Potremmo chiamarla “la solennità della Chiesa locale”: attraverso il segno del tempio manifestiamo il nostro essere pietre vive dal giorno del Battesimo, la nostra comunione con la Chiesa diocesana e il nostro vescovo Claudio, la nostra missione di annunciare il Vangelo come grembo che genera altri alla fede, il dono immenso che ci viene fatto ogni volta che ci riuniamo in santa assemblea per celebrare l’Eucaristia!! Scrive il vescovo san Cesario di Arles: “Se dunque, o carissimi, vogliamo celebrare con gioia il giorno natalizio della nostra chiesa, non dobbiamo distruggere con le nostre opere cattive il tempio vivente di Dio. Vuoi trovare una basilica tutta splendente? Non macchiare la tua anima con le sozzure del peccato. Se tu vuoi che la basilica sia piena di luce, ricordati che anche Dio vuole che nella tua anima non vi siano tenebre. Fa’ piuttosto in modo che in essa, come dice il Signore, risplenda la luce delle opere buone, perché sia glorificato colui che sta nei cieli. Come tu entri in questa chiesa, così Dio vuole entrare nella tua anima”. E il papa san Paolo VI: “La chiesa-edificio è immagine, è simbolo della Chiesa-comunità. Anzi la vera Chiesa è la comunità, è il Popolo di Dio. Ascoltiamo san Pietro, che ammonisce i cristiani: “quali pietre vive siete costruiti anche voi come edificio spirituale” (1 Pt 2,5). Se una chiesa è il luogo d’una presenza divina, questo “luogo” è l’assemblea dei fedeli, è l’anima d’ogni fedele. “Non sapete che siete tempio di Dio?”, dirà san Paolo” (1 Cor 3,16).

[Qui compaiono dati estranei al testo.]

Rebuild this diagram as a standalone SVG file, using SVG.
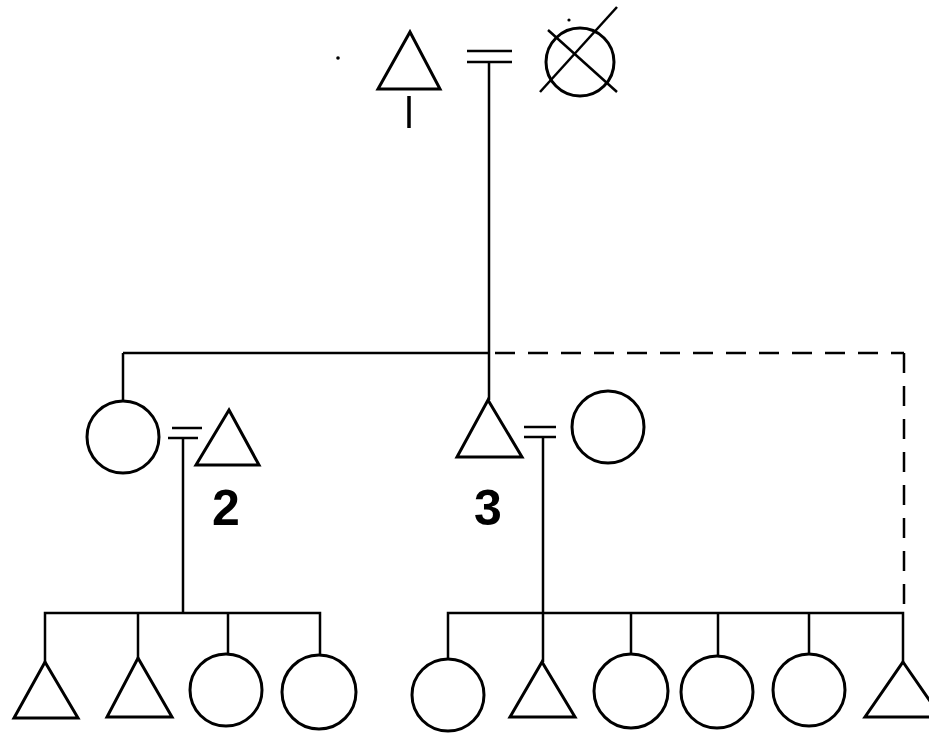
<svg xmlns="http://www.w3.org/2000/svg" width="929" height="733" viewBox="0 0 929 733">
  <style>
    .sym { fill: none; stroke: #000; stroke-width: 3; stroke-linejoin: miter; }
    .ln { fill: none; stroke: #000; stroke-width: 2.5; }
    .dash { fill: none; stroke: #000; stroke-width: 2.5; stroke-dasharray: 20 13; }
    .num { font-family: "Liberation Sans", Arial, sans-serif; font-weight: bold; font-size: 50px; fill: #000; }
  </style>
  <rect width="929" height="733" fill="#fff"/>

  <!-- connectors -->
  <g id="connectors">
    <!-- top marriage -->
    <line class="ln" x1="467" y1="51" x2="512" y2="51"/>
    <line class="ln" x1="467" y1="62" x2="512" y2="62"/>
    <line class="ln" x1="489" y1="62" x2="489" y2="400"/>
    <!-- sibling line (solid and dashed) -->
    <line class="ln" x1="123" y1="353" x2="489" y2="353"/>
    <line class="dash" x1="495" y1="353" x2="904" y2="353"/>
    <line class="dash" x1="904" y1="353" x2="904" y2="612"/>
    <line class="ln" x1="123" y1="353" x2="123" y2="400"/>
    <!-- ego's arrow -->
    <line x1="409" y1="96" x2="409" y2="128" stroke="#000" stroke-width="3.5"/>
    <!-- left marriage -->
    <line class="ln" x1="172" y1="428" x2="202" y2="428"/>
    <line class="ln" x1="168" y1="438" x2="198" y2="438"/>
    <line class="ln" x1="183" y1="438" x2="183" y2="613"/>
    <!-- left children -->
    <polyline class="ln" points="45,662 45,613 320,613 320,655"/>
    <line class="ln" x1="138" y1="613" x2="138" y2="658"/>
    <line class="ln" x1="228" y1="613" x2="228" y2="654"/>
    <!-- right marriage -->
    <line class="ln" x1="524" y1="427" x2="556" y2="427"/>
    <line class="ln" x1="524" y1="437" x2="556" y2="437"/>
    <line class="ln" x1="543" y1="437" x2="543" y2="662"/>
    <!-- right children -->
    <polyline class="ln" points="448,659 448,613 903,613 903,662"/>
    <line class="ln" x1="631" y1="613" x2="631" y2="654"/>
    <line class="ln" x1="718" y1="613" x2="718" y2="656"/>
    <line class="ln" x1="809" y1="613" x2="809" y2="654"/>
  </g>

  <!-- first generation -->
  <g id="ego-father">
    <polygon class="sym" points="410,32 440,89 378,89"/>
  </g>
  <g id="ego-mother-deceased">
    <circle class="sym" cx="580" cy="62" r="34"/>
    <line class="ln" x1="540" y1="92" x2="617" y2="7" stroke-width="3"/>
    <line class="ln" x1="548" y1="30" x2="617" y2="92" stroke-width="3"/>
    <circle cx="569" cy="20" r="1.6" fill="#000"/>
  </g>
  <circle cx="338" cy="58" r="1.8" fill="#000"/>

  <!-- second generation -->
  <g id="sister">
    <circle class="sym" cx="123" cy="437" r="36"/>
  </g>
  <g id="sister-husband">
    <polygon class="sym" points="229,410 259,465 196,465"/>
  </g>
  <g id="brother">
    <polygon class="sym" points="488,400 522,457 457,457"/>
  </g>
  <g id="brother-wife">
    <circle class="sym" cx="608" cy="427" r="36"/>
  </g>

  <!-- family numbers -->
  <text class="num" x="212" y="525">2</text>
  <text class="num" x="474" y="525">3</text>

  <!-- children of family 2 -->
  <g id="c2-1"><polygon class="sym" points="45,662 78,718 14,718"/></g>
  <g id="c2-2"><polygon class="sym" points="138,658 172,717 107,717"/></g>
  <g id="c2-3"><circle class="sym" cx="226" cy="690" r="36"/></g>
  <g id="c2-4"><circle class="sym" cx="319" cy="692" r="37"/></g>

  <!-- children of family 3 -->
  <g id="c3-1"><circle class="sym" cx="448" cy="695" r="36"/></g>
  <g id="c3-2"><polygon class="sym" points="542,662 575,717 510,717"/></g>
  <g id="c3-3"><circle class="sym" cx="631" cy="691" r="37"/></g>
  <g id="c3-4"><circle class="sym" cx="717" cy="692" r="36"/></g>
  <g id="c3-5"><circle class="sym" cx="809" cy="690" r="36"/></g>
  <g id="c3-6"><polygon class="sym" points="903,662 941,717 865,717"/></g>
</svg>
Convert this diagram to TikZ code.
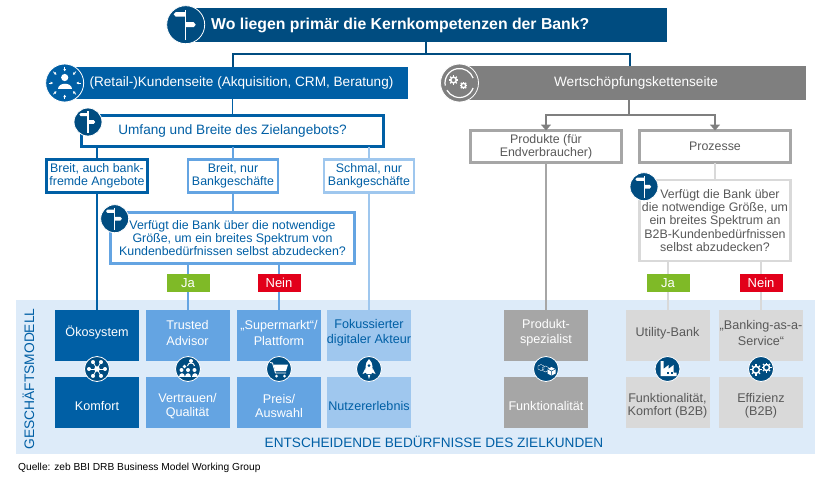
\documentclass[tikz,border=0pt]{standalone}
\usepackage{fontspec}
\setmainfont{Liberation Sans}
\usepackage{tikz}
\usetikzlibrary{arrows.meta}

\definecolor{navy}{HTML}{004C80}
\definecolor{bankblue}{HTML}{005FA5}
\definecolor{midblue}{HTML}{64A4E2}
\definecolor{lightblue}{HTML}{9FC7EE}
\definecolor{panelblue}{HTML}{DDEBF9}
\definecolor{darkgrey}{HTML}{7F7F7F}
\definecolor{midgrey}{HTML}{A6A6A6}
\definecolor{lightgrey}{HTML}{D9D9D9}
\definecolor{textgrey}{HTML}{595959}
\definecolor{jagreen}{HTML}{7FBA27}
\definecolor{neinred}{HTML}{E2001A}

\tikzset{
  bigfont/.style={font=\fontsize{13.6}{13.6}\selectfont},
  boxfont/.style={font=\fontsize{12.4}{13.3}\selectfont},
  sidebar/.style={rectangle, outer sep=0pt, inner sep=0pt, text=white, bigfont},
  decisionbox/.style={rectangle, draw, fill=white, outer sep=0pt, inner sep=0pt, align=center, boxfont, line width=2.2pt},
  answer/.style={rectangle, outer sep=0pt, inner sep=0pt, text=white, minimum width=43pt, minimum height=18pt, font=\fontsize{13}{13}\selectfont},
  card/.style={rectangle, outer sep=0pt, inner sep=0pt, minimum width=84pt, minimum height=51pt},
  cardtext/.style={align=center, inner sep=0pt, font=\fontsize{12.6}{15.3}\selectfont},
  bigicon/.style={circle, draw=white, line width=0.8pt, minimum size=38pt, inner sep=0pt, outer sep=0pt},
  smallicon/.style={circle, draw=white, line width=0.8pt, fill=navy, minimum size=25pt, inner sep=0pt, outer sep=0pt},
  link/.style={line width=1.6pt},
  pics/signpost/.style={code={
    \fill[white] (-0.7,-15) rectangle (0.7,15);
    \fill[white] (-12,-10.5) -- (-10,-12.5) -- (0,-12.5) -- (0,-8) -- (-10,-8) -- cycle;
    \fill[white] (0,-2.5) -- (8,-2.5) -- (10,0) -- (8,2.5) -- (0,2.5) -- cycle;
  }},
  pics/gear/.style={code={
    \draw[white, line width=1.5pt] (0,0) circle (3);
    \foreach \a in {0,45,...,315} {
      \draw[white, line width=1.2pt] (\a:3.5) -- (\a:5);
    }
  }}
}

\begin{document}
\begin{tikzpicture}[x=1pt, y=-1pt]
\useasboundingbox (0,0) rectangle (825,480);

% panel for the business models
\fill[panelblue] (16,300) rectangle (815,454);

% header bars
\node[sidebar, fill=navy, minimum width=472pt, minimum height=34pt] (title) at (431,25) {};
\node[anchor=west, text=white, inner sep=0pt, font=\fontsize{15.8}{15.8}\selectfont\bfseries] (titletext) at (211,25) {Wo liegen primär die Kernkompetenzen der Bank?};
\node[sidebar, fill=bankblue, minimum width=333pt, minimum height=32pt] (retail) at (241.5,83) {(Retail-)Kundenseite (Akquisition, CRM, Beratung)};
\node[sidebar, fill=darkgrey, minimum width=340pt, minimum height=34pt] (wert) at (636,83) {Wertschöpfungskettenseite};

% left branch boxes
\node[decisionbox, draw=bankblue, text=bankblue, minimum width=302pt, minimum height=31pt, bigfont] (umfang) at (232.5,131) {Umfang und Breite des Zielangebots?};
\node[decisionbox, draw=bankblue, text=bankblue, minimum width=101pt, minimum height=33pt] (auch) at (97,176) {Breit, auch bank-\\fremde Angebote};
\node[decisionbox, draw=midblue, text=bankblue, minimum width=90pt, minimum height=33pt] (nur) at (233,176) {Breit, nur\\Bankgeschäfte};
\node[decisionbox, draw=lightblue, text=bankblue, minimum width=90pt, minimum height=33pt] (schmal) at (369,176) {Schmal, nur\\Bankgeschäfte};
\node[decisionbox, draw=midblue, text=bankblue, minimum width=244pt, minimum height=51pt] (groesse) at (232.5,238) {Verfügt die Bank über die notwendige\\Größe, um ein breites Spektrum von\\Kundenbedürfnissen selbst abzudecken?};

% right branch boxes
\node[decisionbox, draw=midgrey, text=textgrey, minimum width=151pt, minimum height=32pt] (produkte) at (546,146.5) {Produkte (für\\Endverbraucher)};
\node[decisionbox, draw=midgrey, text=textgrey, minimum width=151pt, minimum height=32pt] (prozesse) at (715,146.5) {Prozesse};
\node[decisionbox, draw=lightgrey, text=textgrey, minimum width=151pt, minimum height=81pt] (groesseb) at (715,220.5) {\hspace*{10pt}Verfügt die Bank über\\die notwendige Größe, um\\ein breites Spektrum an\\B2B-Kundenbedürfnissen\\selbst abzudecken?};

% Ja / Nein
\node[answer, fill=jagreen] (ja) at (188,283) {Ja};
\node[answer, fill=neinred] (nein) at (279,283) {Nein};
\node[answer, fill=jagreen] (jab) at (668,283) {Ja};
\node[answer, fill=neinred] (neinb) at (761,283) {Nein};

% business model cards
\foreach \name/\x/\col/\txt/\upper/\lower in {
  oeko/97/bankblue/white/{Ökosystem}/{Komfort},
  trusted/187.5/midblue/white/{Trusted\\Advisor}/{Vertrauen/\\Qualität},
  markt/279/midblue/white/{„Supermarkt“/\\Plattform}/{Preis/\\Auswahl},
  digital/369/lightblue/bankblue/{Fokussierter\\digitaler Akteur}/{Nutzererlebnis},
  spezial/546/midgrey/white/{Produkt-\\spezialist}/{Funktionalität},
  utility/667.5/lightgrey/textgrey/{Utility-Bank}/{Funktionalität,\\Komfort (B2B)},
  baas/761/lightgrey/textgrey/{„Banking-as-a-\\Service“}/{Effizienz\\(B2B)}} {
  \node[card, fill=\col] (\name up) at (\x,335.5) {};
  \node[card, fill=\col] (\name low) at (\x,402.5) {};
  \node[cardtext, text=\txt] (\name uptext) at ([yshift=2.5pt]\name up.center) {\upper};
  \node[cardtext, text=\txt, font=\fontsize{12.6}{13.3}\selectfont] (\name lowtext) at ([yshift=-3.5pt]\name low.center) {\lower};
}

% connectors
\coordinate (titleout) at (426,42);
\coordinate (titlejoin) at (426,54);
\coordinate (retailin) at (233,67);
\coordinate (wertin) at (630,66);
\coordinate (wertout) at (629,100);
\coordinate (wertjoin) at (629,115);
\draw[navy, line width=1.2pt] (retailin) |- (titlejoin) -- (titleout);
\draw[navy, line width=1.2pt] (wertin) |- (titlejoin);
\draw[bankblue, link] (retail.south -| umfang.north) -- (umfang.north);
\draw[bankblue, link] (umfang.south -| auch.north) -- (auch.north);
\draw[midblue, link] (umfang.south -| nur.north) -- (nur.north);
\draw[lightblue, link] (umfang.south -| schmal.north) -- (schmal.north);
\draw[bankblue, link] (auch.south) -- (oekoup.north);
\draw[midblue, link] (nur.south) -- (groesse.north -| nur.south);
\draw[lightblue, link] (schmal.south) -- (digitalup.north);
\draw[midblue, link] (groesse.south -| ja.north) -- (ja.north);
\draw[midblue, link] (groesse.south -| nein.north) -- (nein.north);
\draw[midblue, link] (ja.south) -- (ja.south |- trustedup.north);
\draw[midblue, link] (nein.south) -- (marktup.north);
\draw[darkgrey, line width=2pt, -{Triangle[length=6pt, width=10pt]}] (wertout) -- (wertjoin) -| (produkte.north);
\draw[darkgrey, line width=2pt, -{Triangle[length=6pt, width=10pt]}] (wertjoin) -| (prozesse.north);
\draw[midgrey, link] (produkte.south) -- (spezialup.north);
\draw[lightgrey, link] (prozesse.south) -- (groesseb.north);
\draw[lightgrey, link] (groesseb.south -| jab.north) -- (jab.north);
\draw[lightgrey, link] (groesseb.south -| neinb.north) -- (neinb.north);
\draw[lightgrey, link] (jab.south) -- (jab.south |- utilityup.north);
\draw[lightgrey, link] (neinb.south) -- (baasup.north);

% round icons at the bars and questions
\node[bigicon, fill=navy] (titleicon) at (185.7,24.7) {};
\pic at (titleicon) {signpost};
\node[bigicon, fill=navy, minimum size=28pt] (umfangicon) at (88,122) {};
\pic[scale=0.72] at (umfangicon) {signpost};
\node[bigicon, fill=navy, minimum size=28pt] (groesseicon) at (114.7,218.7) {};
\pic[scale=0.72] at (groesseicon) {signpost};
\node[bigicon, fill=navy, minimum size=28pt] (groessebicon) at (644,186.7) {};
\pic[scale=0.72] at (groessebicon) {signpost};

\node[bigicon, fill=bankblue] (retailicon) at (64.7,83) {};
\begin{scope}[shift={(retailicon)}]
  \fill[white] (0,-5.5) circle (3.6);
  \fill[white] (-7,6) .. controls (-7,-1) and (7,-1) .. (7,6) -- cycle;
  \foreach \a in {0,45,...,315} {
    \draw[white, line width=0.7pt, -{Latex[length=2.5pt, width=3pt]}] (\a:16) -- (\a:11.5);
  }
\end{scope}

\node[bigicon, fill=darkgrey] (werticon) at (459.5,83) {};
\begin{scope}[shift={(werticon)}]
  \draw[white, line width=1.2pt] (20:14.5) arc (20:150:14.5);
  \draw[white, line width=1.2pt] (170:14.5) arc (170:340:14.5);
  \pic[scale=0.95] at (-6,-3) {gear};
  \pic[scale=0.75] at (4,2.5) {gear};
\end{scope}

% round icons between the cards
\node[smallicon] (hubicon) at (97,369) {};
\begin{scope}[shift={(hubicon)}]
  \foreach \a in {0,60,...,300} {
    \draw[white, line width=0.8pt] (0,0) -- (\a:8);
    \fill[white] (\a:8) circle (2);
  }
  \fill[white] (0,0) circle (2.8);
\end{scope}

\node[smallicon] (peopleicon) at (188,369) {};
\begin{scope}[shift={(peopleicon)}]
  \foreach \dx in {-6.5,0,6.5} {
    \fill[white] (\dx,1) circle (2);
    \fill[white] (\dx-3,8) .. controls (\dx-3,3) and (\dx+3,3) .. (\dx+3,8) -- cycle;
  }
  \fill[white] (-3.5,-2.5) circle (1.8);
  \draw[white, line width=1pt] (-0.5,-3) arc (180:360:3.5 and 3);
  \fill[white] (3,-8) circle (2);
\end{scope}

\node[smallicon] (carticon) at (279,369) {};
\begin{scope}[shift={(carticon)}]
  \draw[white, line width=0.9pt] (-9,-6.5) -- (-6.5,-6) -- (-3.5,4) -- (7,4);
  \fill[white] (-5.5,-4.5) -- (9,-4.5) -- (7,2) -- (-3.8,2) -- cycle;
  \fill[white] (-2.5,7) circle (1.5);
  \fill[white] (5.5,7) circle (1.5);
\end{scope}

\node[smallicon] (rocketicon) at (369,369) {};
\begin{scope}[shift={(rocketicon)}]
  \fill[white] (0,-10) .. controls (4.5,-6) and (4,1) .. (2.5,5) -- (-2.5,5) .. controls (-4,1) and (-4.5,-6) .. (0,-10);
  \fill[white] (-3.5,-1) -- (-6.5,5) -- (-2.8,3.5) -- cycle;
  \fill[white] (3.5,-1) -- (6.5,5) -- (2.8,3.5) -- cycle;
  \fill[white] (-1.2,6) -- (1.2,6) -- (0,10) -- cycle;
  \fill[navy] (0,-3.5) circle (1.5);
\end{scope}

\node[smallicon] (boxicon) at (546,369) {};
\begin{scope}[shift={(boxicon)}]
  \foreach \dx/\dy in {-8/-3,-3.5/-1.5} {
    \draw[white, line width=0.4pt] (\dx,\dy) -- ++(3,-1.5) -- ++(3,1.5) -- ++(0,3) -- ++(-3,1.5) -- ++(-3,-1.5) -- cycle;
  }
  \fill[white] (1.5,0) -- (5.5,-2) -- (9.5,0) -- (9.5,4.5) -- (5.5,6.5) -- (1.5,4.5) -- cycle;
  \draw[navy, line width=0.5pt] (1.5,0) -- (5.5,2) -- (9.5,0) (5.5,2) -- (5.5,6.5);
\end{scope}

\node[smallicon] (factoryicon) at (667.5,369) {};
\begin{scope}[shift={(factoryicon)}]
  \fill[white] (-7,7) -- (-7,-8) -- (-4,-8) -- (-4,0) -- (1,-4) -- (1,0) -- (6,-4) -- (6,3.5) -- (9,3.5) -- (9,7) -- cycle;
  \fill[navy] (-1,2.5) rectangle (1,4.5);
  \fill[navy] (3,2.5) rectangle (5,4.5);
\end{scope}

\node[smallicon] (gearsicon) at (761,369) {};
\begin{scope}[shift={(gearsicon)}]
  \pic[scale=1.15] at (-5,0.8) {gear};
  \pic[scale=1] at (5.5,-1.5) {gear};
\end{scope}

% axis captions and source
\node[rotate=90, text=bankblue, inner sep=0pt, font=\fontsize{13.8}{13.8}\selectfont] (axismodell) at (28.5,379) {GESCHÄFTSMODELL};
\node[text=bankblue, inner sep=0pt, font=\fontsize{13.6}{13.6}\selectfont] (axisbedarf) at (434,441.5) {ENTSCHEIDENDE BEDÜRFNISSE DES ZIELKUNDEN};
\node[anchor=west, inner sep=0pt, font=\fontsize{10.2}{10.2}\selectfont] (quelle) at (18,467.5) {Quelle: zeb BBI DRB Business Model Working Group};
\end{tikzpicture}
\end{document}
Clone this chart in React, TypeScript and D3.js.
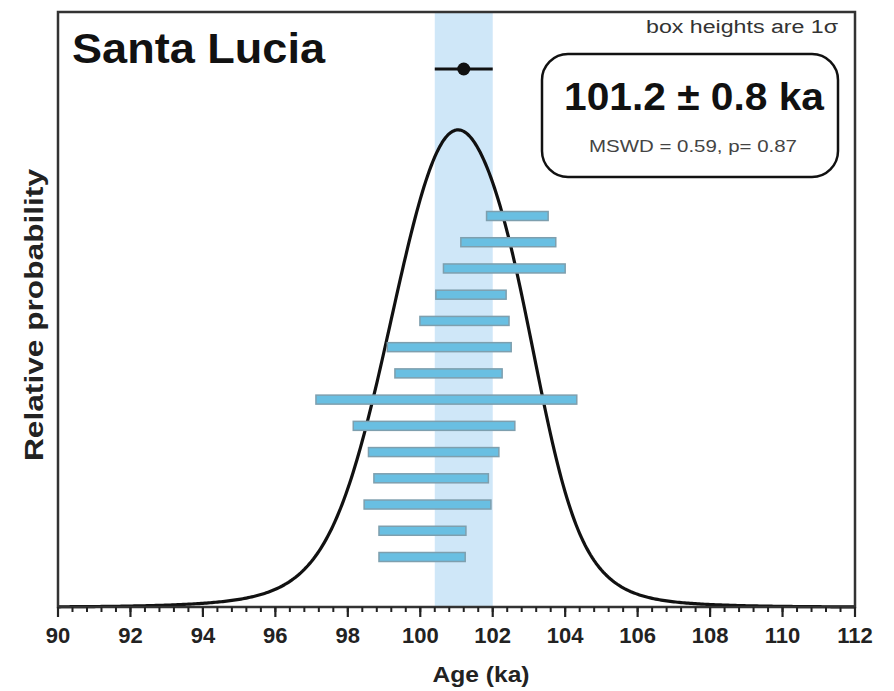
import React from 'react';
import * as d3 from 'd3';

// Individual dates (ka) with their 1σ uncertainties, listed top to bottom
const sampleAges = [102.68, 102.43, 102.32, 101.4, 101.22, 100.8, 100.78, 100.72, 100.38, 100.37, 100.3, 100.2, 100.06, 100.05];
const sampleSigmas = [0.85, 1.31, 1.68, 0.97, 1.23, 1.71, 1.48, 3.6, 2.23, 1.8, 1.58, 1.75, 1.2, 1.19];

// Weighted mean result
const weightedMean = 101.2;
const meanError = 0.8;
const mswd = 0.59;
const pValue = 0.87;

const siteName = 'Santa Lucia';
const xMajorTicks = [90, 92, 94, 96, 98, 100, 102, 104, 106, 108, 110, 112];
const xMinorStep = 0.4;

const W = 894;
const H = 691;
const frame = { left: 58, right: 855, top: 12, bottom: 607 };
const FONT = '"Liberation Sans", Arial, Helvetica, sans-serif';

export default function App() {
  const x = d3.scaleLinear().domain([90, 112]).range([frame.left, frame.right]);

  // Summed Gaussian probability density of all dates
  const grid = d3.range(90, 112.0001, 0.05);
  const density = grid.map((a) =>
    d3.sum(sampleAges, (c, i) => {
      const s = sampleSigmas[i];
      const z = (a - c) / s;
      return Math.exp(-0.5 * z * z) / s;
    })
  );
  const maxD = d3.max(density) as number;
  const y = d3.scaleLinear().domain([0, maxD * 1.247]).range([frame.bottom, frame.top]);

  const line = d3
    .line<number>()
    .x((_, i) => x(grid[i]))
    .y((d) => y(d))
    .curve(d3.curveLinear);

  const rowY = d3
    .scalePoint<number>()
    .domain(d3.range(sampleAges.length))
    .range([216, 557]);

  const minorTicks = d3.range(0, Math.round((112 - 90) / xMinorStep) + 1).map((i) => 90 + i * xMinorStep);

  const barH = 9;

  return (
    <svg
      width={W}
      height={H}
      style={{ position: 'absolute', left: 0, top: 0, background: '#fff' }}
      fontFamily={FONT}
    >
      {/* weighted mean uncertainty band */}
      <rect
        x={x(weightedMean - meanError)}
        y={frame.top}
        width={x(weightedMean + meanError) - x(weightedMean - meanError)}
        height={frame.bottom - frame.top}
        fill="#cfe7f8"
      />

      {/* probability density curve */}
      <path d={line(density) || ''} fill="none" stroke="#111" strokeWidth={3.2} strokeLinejoin="round" />

      {/* 1σ boxes */}
      {sampleAges.map((c, i) => (
        <rect
          key={i}
          x={x(c - sampleSigmas[i])}
          y={(rowY(i) as number) - barH / 2}
          width={x(c + sampleSigmas[i]) - x(c - sampleSigmas[i])}
          height={barH}
          fill="#69bfe2"
          stroke="#7e9fae"
          strokeWidth={1.5}
        />
      ))}

      {/* weighted mean marker */}
      <line
        x1={x(weightedMean - meanError)}
        x2={x(weightedMean + meanError)}
        y1={69}
        y2={69}
        stroke="#111"
        strokeWidth={3}
      />
      <circle cx={x(weightedMean)} cy={69} r={6.5} fill="#111" />

      {/* frame */}
      <rect
        x={frame.left}
        y={frame.top}
        width={frame.right - frame.left}
        height={frame.bottom - frame.top}
        fill="none"
        stroke="#333"
        strokeWidth={2.5}
      />

      {/* x axis ticks */}
      {minorTicks.map((t, i) => (
        <line key={'m' + i} x1={x(t)} x2={x(t)} y1={frame.bottom} y2={frame.bottom + 5} stroke="#222" strokeWidth={2} />
      ))}
      {xMajorTicks.map((t) => (
        <g key={t}>
          <line x1={x(t)} x2={x(t)} y1={frame.bottom} y2={frame.bottom + 10} stroke="#222" strokeWidth={2.2} />
          <text
            x={x(t)}
            y={643}
            textAnchor="middle"
            fontSize={22}
            fontWeight="bold"
            fill="#222"
          >
            {t}
          </text>
        </g>
      ))}

      {/* axis titles */}
      <text x={481} y={682} textAnchor="middle" fontSize={22} fontWeight="bold" fill="#222" textLength={97} lengthAdjust="spacingAndGlyphs">
        Age (ka)
      </text>
      <text
        transform="translate(43,315) rotate(-90)"
        textAnchor="middle"
        fontSize={26}
        fontWeight="bold"
        fill="#222"
        textLength={292}
        lengthAdjust="spacingAndGlyphs"
      >
        Relative probability
      </text>

      {/* site name */}
      <text x={72} y={63} fontSize={43} fontWeight="bold" fill="#111" textLength={253} lengthAdjust="spacingAndGlyphs">
        {siteName}
      </text>

      <text x={838} y={33} textAnchor="end" fontSize={18} fill="#333" textLength={192} lengthAdjust="spacingAndGlyphs">
        box heights are 1σ
      </text>

      {/* result box */}
      <rect x={542} y={54} width={296} height={123} rx={26} ry={26} fill="#fff" stroke="#111" strokeWidth={2.5} />
      <text x={694} y={110} textAnchor="middle" fontSize={38} fontWeight="bold" fill="#111" textLength={260} lengthAdjust="spacingAndGlyphs">
        {`${weightedMean.toFixed(1)} ± ${meanError.toFixed(1)} ka`}
      </text>
      <text x={693} y={152} textAnchor="middle" fontSize={16.5} fill="#444" textLength={208} lengthAdjust="spacingAndGlyphs">
        {`MSWD = ${mswd.toFixed(2)}, p= ${pValue.toFixed(2)}`}
      </text>
    </svg>
  );
}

Capite allora come mai domenica 28 ottobre la nostra parrocchia potrà avere liturgia e letture che non saranno quelle della domenica, che non saranno uguali a nessun’altra parrocchia del mondo in quel giorno. E’ come se la liturgia ci dicesse: “Siete unici, ma in un corpo armonioso. Siete speciali, ma in una comunione universale. Proprio perché siete voi, con la vostra storia, la vostra originalità, il vostro cammino, siete parte irrinunciabile della Chiesa. Non solo voi, ma non senza di voi”.